La tragedia social, sanitaria, educativa, ambiental y civilizatoria de estos cuatro años es inmensa. Bolsonaro aumentó el hambre, la desigualdad, la deforestación y la corrupción mientras reducía la cantidad de estudiantes universitarios, la protección del medio ambiente, los fondos para la ciencia y los derechos de los trabajadores. Destruyó la imagen internacional de Brasil. Puso en los ministerios a conspiracionistas, militares, pastores fundamentalistas, ladrones y desequilibrados que no aprobarían la Selectividad ni una entrevista para un empleo privado. Trajo de vuelta la persecución política, el exilio de opositores, la censura, el asedio a la prensa libre y a los artistas, el odio y la deshumanización de las minorías como chivos expiatorios. Pero nada se compara a la cantidad de vidas perdidas y al culto a la muerte y las armas que han sido el hilo conductor de su Gobierno. Sus seguidores se identifican imitando una pistola con su mano derecha y, en los últimos meses, ya mataron a dos militantes del Partido de los Trabajadores.

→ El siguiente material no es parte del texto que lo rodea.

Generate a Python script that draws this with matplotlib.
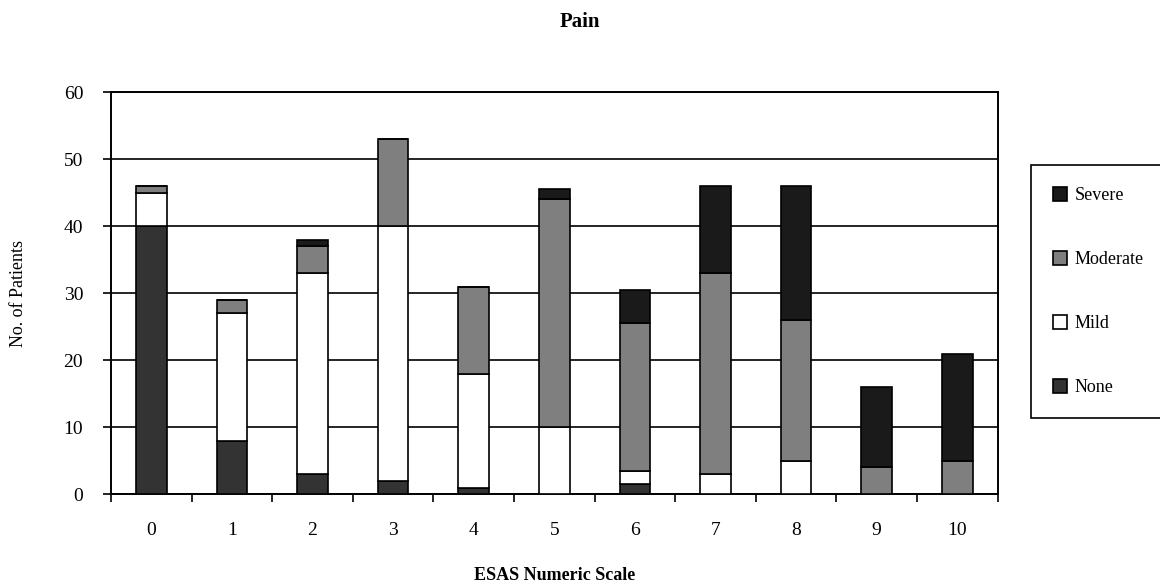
import numpy as np
import matplotlib.pyplot as plt

# ESAS pain score (0-10) against patient-rated severity
scores = ['0', '1', '2', '3', '4', '5', '6', '7', '8', '9', '10']
none_vals = [40, 8, 3, 2, 1, 0, 1.5, 0, 0, 0, 0]
mild_vals = [5, 19, 30, 38, 17, 10, 2, 3, 5, 0, 0]
moderate_vals = [1, 2, 4, 13, 13, 34, 22, 30, 21, 4, 5]
severe_vals = [0, 0, 1, 0, 0, 1.5, 5, 13, 20, 12, 16]

plt.rcParams['font.family'] = ['Liberation Serif', 'DejaVu Serif']

fig = plt.figure(figsize=(11.6, 5.87), dpi=100)
ax = fig.add_axes([0.0957, 0.158, 0.7643, 0.685])

x = np.arange(len(scores))
w = 0.38
bottom = np.zeros(len(scores))
series = [
    ('None', none_vals, '#333333'),
    ('Mild', mild_vals, 'white'),
    ('Moderate', moderate_vals, '#7f7f7f'),
    ('Severe', severe_vals, '#1a1a1a'),
]
handles = {}
for name, vals, col in series:
    vals = np.array(vals, dtype=float)
    b = ax.bar(x, vals, w, bottom=bottom, color=col, edgecolor='black',
               linewidth=1.2, label=name, zorder=3)
    handles[name] = b
    bottom += vals

ax.set_xlim(-0.5, len(scores) - 0.5)
ax.set_ylim(0, 60)
ax.set_yticks(np.arange(0, 61, 10))
ax.yaxis.grid(True, color='black', linewidth=1.2, zorder=0)
ax.set_xticks(x)
ax.set_xticklabels(scores, fontsize=14)
ax.set_xticks(np.arange(-0.5, len(scores), 1), minor=True)
ax.tick_params(axis='x', which='major', length=0, pad=20)
ax.tick_params(axis='x', which='minor', length=6, width=1.2, direction='out')
ax.tick_params(axis='y', length=6, width=1.2, labelsize=14, pad=14)
for s in ax.spines.values():
    s.set_linewidth(1.4)
    s.set_color('black')

ax.set_ylabel('No. of Patients', fontsize=13, labelpad=26)
ax.set_xlabel('ESAS Numeric Scale', fontsize=13, fontweight='bold', labelpad=20)
fig.text(0.5, 0.963, 'Pain', ha='center', va='center', fontsize=15, fontweight='bold')

order = ['Severe', 'Moderate', 'Mild', 'None']
leg = fig.legend([handles[k] for k in order], order,
                 loc='upper left', bbox_to_anchor=(1022 / 1160, 1 - 156 / 587),
                 fontsize=13, labelspacing=2.6, handlelength=0.8, handleheight=0.8,
                 handletextpad=0.4, borderpad=1.2, fancybox=False,
                 edgecolor='black', framealpha=1)
leg.get_frame().set_linewidth(1.2)

plt.savefig('out.png', dpi=100)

Cuatro años atrás, muchos que ya denunciábamos a Bolsonaro cuando era solo “ese diputado que odia a los gais” advertimos que aquella no era una elección normal. Después del golpe parlamentario contra Dilma Rousseff y la prisión política de Lula, no tendría cómo serlo, pero la candidatura de un fascista obsesionado por la muerte, apologista de la dictadura militar, admirador de un conocido torturador y autor de sentencias como “no te violo porque eres fea, no lo mereces” o “prefiero que un hijo mío muera en un accidente” a saber que es gay ––su mayor obsesión–– debería haber encendido las alarmas del mundo. Ahora está claro, también en Europa: el fascismo nos acecha otra vez. Hay que detenerlo.
Este domingo, los brasileños vuelven a las urnas después de una larga pesadilla. Lula está libre y, de aquellos 13 candidatos de 2018, seis lo apoyan, en defensa de la democracia. Uno de ellos, Geraldo Alckmin, que había liderado la oposición a su Gobierno y fue su adversario en las elecciones de 2006, ahora es su candidato a vicepresidente. Los demócratas formaron un histórico frente antifascista.
Acorralado por las encuestas, el actual presidente desacredita con mentiras el sistema de votación, insulta a los jueces del Supremo y prepara su propio asalto al Capitolio. El domingo por la noche será imprescindible que todos los gobiernos democráticos del mundo estén preparados para respaldar lo que digan las urnas y advertir al aspirante a dictador que no tolerarán un golpe de Estado. Si Lula logra salvar de Bolsonaro y sus matones a la democracia brasileña, enfrentará luego un desafío aún mayor: reconstruir un país devastado como después de una guerra que aún no terminó de llorar a sus muertos.